Hoot is an OWL Ontology in RDF/XML format that describes English phonetic information as a domain of knowledge. Each word of English is present as an instance of the OWL class Word; each Word has a unique identifier (IRI), spelling (rdfs:label), and phonetic transcription (hoot:asIPA). There is also a Phone class, which identifies each attested phone in the English language.

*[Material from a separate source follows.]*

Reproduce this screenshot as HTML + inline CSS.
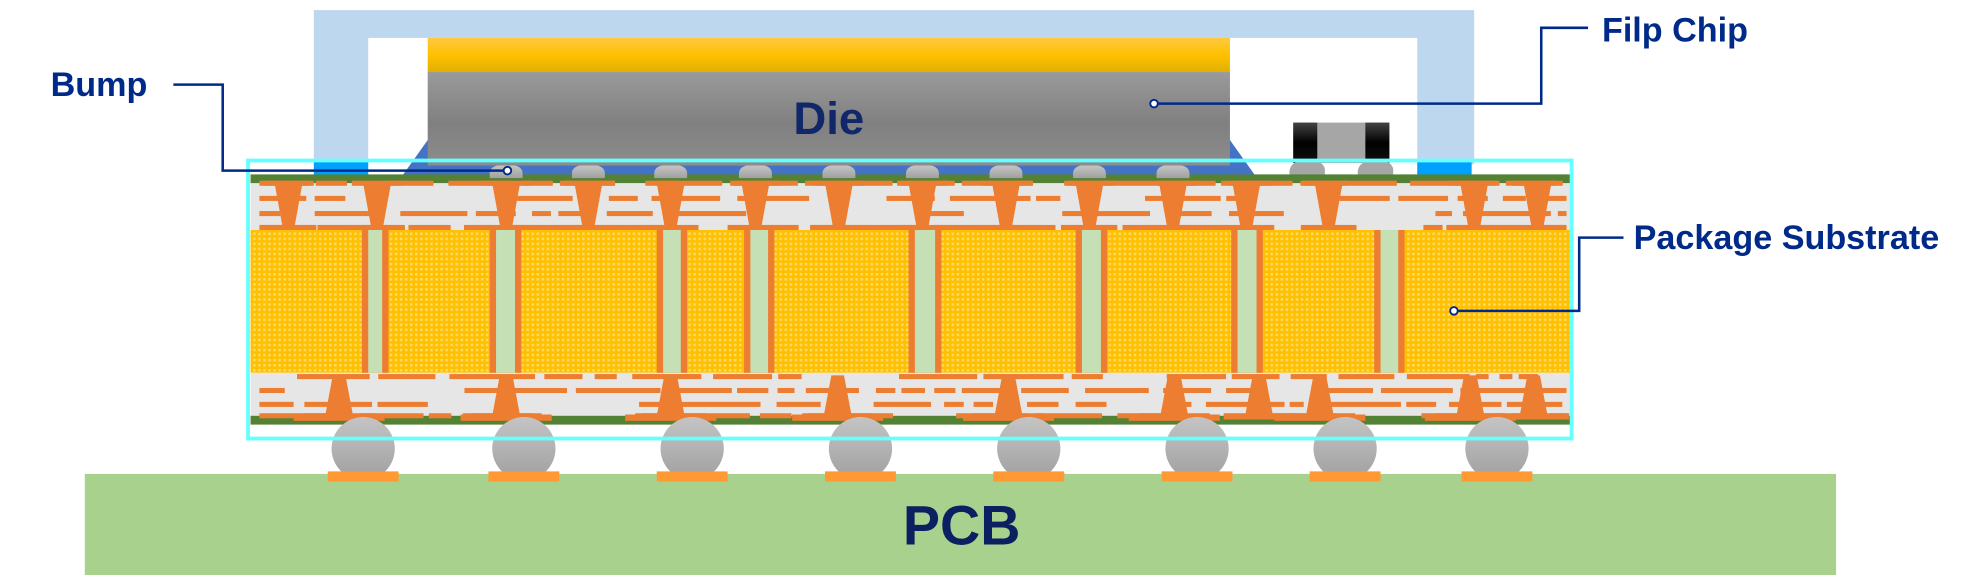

The English words and their phonetic transcriptions come from the CMU Pronouncing Dictionary.

There are a number of implications for a graph-model-defined phonetic dictionary, and one of them is that we can leverage the SPARQL RDF query language to find interesting phonetic facts and relationships.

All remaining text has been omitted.